If the Giants decline that option, however, Jones will be in a contract year this fall and will be slated to become a free agent next spring. In this scenario, Jones needs to be in peak physical condition because missing games could literally cost him millions of dollars on the open market.
And, getting his body ready is only half the battle…
Jones is Also Preparing His Brain For The 2022 Season
On top of the physical preparation for the 2022 NFL season, Jones is also studying a new playbook. New Giants head coach Brian Daboll, who previously served as the offensive coordinator of the Buffalo Bills, is installing a new system.
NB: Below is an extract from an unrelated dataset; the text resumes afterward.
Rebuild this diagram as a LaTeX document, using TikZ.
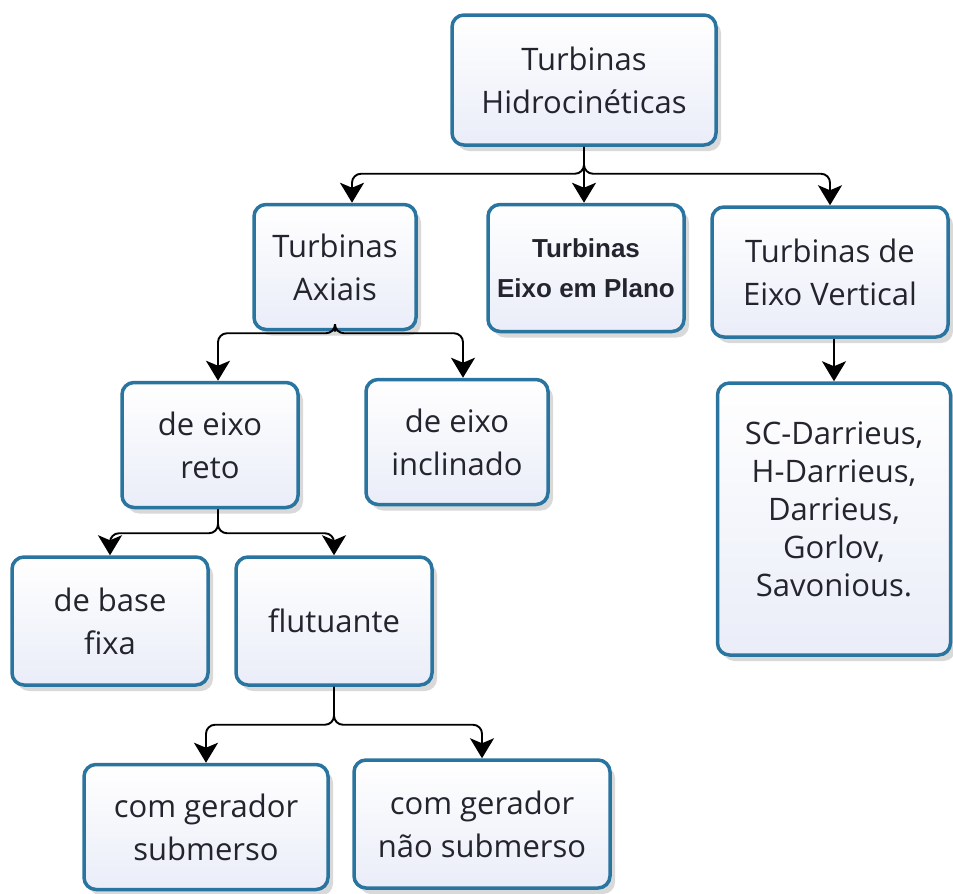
\documentclass[tikz,border=0pt]{standalone}
\usepackage{fontspec}
\setmainfont{Open Sans}
\newfontfamily\arialb{Liberation Sans}
\usetikzlibrary{arrows.meta,shadows}
\definecolor{bordc}{RGB}{42,116,160}
\definecolor{boxbot}{RGB}{234,237,248}
\definecolor{txtc}{RGB}{36,36,46}
\tikzset{
  box/.style={rectangle, rounded corners=12pt, draw=bordc, line width=3.5pt,
    top color=white, bottom color=boxbot, inner sep=0pt, align=center,
    text=txtc, font=\fontsize{31}{43}\selectfont,
    drop shadow={shadow xshift=5pt, shadow yshift=-6pt, opacity=0.15, fill=black}},
  conn/.style={line width=1.9pt, black, rounded corners=9pt,
    -{Stealth[length=20pt,width=24pt,inset=5pt]}}
}
\begin{document}
\begin{tikzpicture}[x=1pt,y=-1pt]
\useasboundingbox (0,0) rectangle (953,894);
\node[box, minimum width=264pt, minimum height=130pt] (top) at (584,80) {Turbinas\\Hidrocinéticas};
\node[box, minimum width=162pt, minimum height=125pt] (axiais) at (335,267) {Turbinas\\Axiais};
\node[box, minimum width=196pt, minimum height=127pt, font={\arialb\bfseries\fontsize{26}{40}\selectfont}] (plano) at (586,268) {Turbinas\\Eixo em Plano};
\node[box, minimum width=236pt, minimum height=130pt] (vert) at (830,272) {Turbinas de\\Eixo Vertical};
\node[box, minimum width=176pt, minimum height=125pt] (reto) at (210,445) {de eixo\\reto};
\node[box, minimum width=182pt, minimum height=125pt] (incl) at (457,442) {de eixo\\inclinado};
\node[box, minimum width=233pt, minimum height=272pt,
  label={[name=sctext, align=center, text=txtc, font=\fontsize{31}{38}\selectfont, yshift=10pt]center:SC-Darrieus,\\H-Darrieus,\\Darrieus,\\Gorlov,\\Savonious.}] (sc) at (834,519) {};
\node[box, minimum width=196pt, minimum height=128pt] (base) at (110,621) {de base\\fixa};
\node[box, minimum width=196pt, minimum height=128pt] (flut) at (334,621) {flutuante};
\node[box, minimum width=244pt, minimum height=125pt] (sub) at (206,827) {com gerador\\submerso};
\node[box, minimum width=256pt, minimum height=128pt] (nsub) at (482,824) {com gerador\\não submerso};

\draw[conn] (top.south) -- ++(0,27) -| ([xshift=17pt]axiais.north);
\draw[conn] (top.south) -- (plano.north -| top.south);
\draw[conn] (top.south) -- ++(0,27) -| (vert.north);
\draw[conn] (axiais.south) -- ++(0,2) -| ([xshift=8pt]reto.north);
\draw[conn] (axiais.south) -- ++(0,2) -| ([xshift=6pt]incl.north);
\draw[conn] (vert.south -| sc.north) -- (sc.north);
\draw[conn] ([xshift=8pt]reto.south) -- ++(0,24) -| (base.north);
\draw[conn] ([xshift=8pt]reto.south) -- ++(0,24) -| (flut.north);
\draw[conn] (flut.south) -- ++(0,38) -| (sub.north);
\draw[conn] (flut.south) -- ++(0,38) -| (nsub.north);
\end{tikzpicture}
\end{document}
It’s on Jones to understand and memorize that system inside and out.
During a media session earlier this month, Jones was asked about the new playbook and his mental preparation.
“I think it’s great,” Jones said. “I think it’s a tremendous opportunity for me to learn a lot, learn a lot of different ways to do it, see a lot of approaches. You know, you can pick up things from each system. But obviously, this system’s had a ton of success. They had a ton of success in Buffalo with it and there’s a reason.
“So, I’m looking forward to finding out what those reasons are. Learning the offense, you know, and then building around what we do well as a team with the guys we got here. That’s what’s exciting to me. I think it’s an awesome opportunity for all of us here.”
Jones is right about Daboll’s offensive success in Buffalo. The Bills ranked among the top five teams in the NFL in both total offense (yards) and scoring offense (points) each of the past two seasons.
But, there’s a catch…
Brian Daboll May Need Jones To Run More
While Daboll’s offensive system certainly flourished in Buffalo, that success comes at a potential cost. The Bills called on quarterback Josh Allen to run quite a bit, and luckily for them, his thick frame (6-5, 237 lbs.) was able to weather the beating he took.
Jones is not as big as Allen and is already teetering on the “injury prone” label. While Jones has averaged 57.3 rushing attempts per season since entering the league, Allen has averaged 105.5 rushing attempts per season. If Daboll needs his quarterback to take off and run that many times to find offensive success, how will Jones’ body react to the influx in rushing attempts?
Depending on what the Giants do with Jones’ contract option next month, something will have to give. Either Daboll will have to adjust his offensive philosophy to provide more protection for his potential franchise quarterback, or Jones will have to bulk up and get ready for a tough road ahead.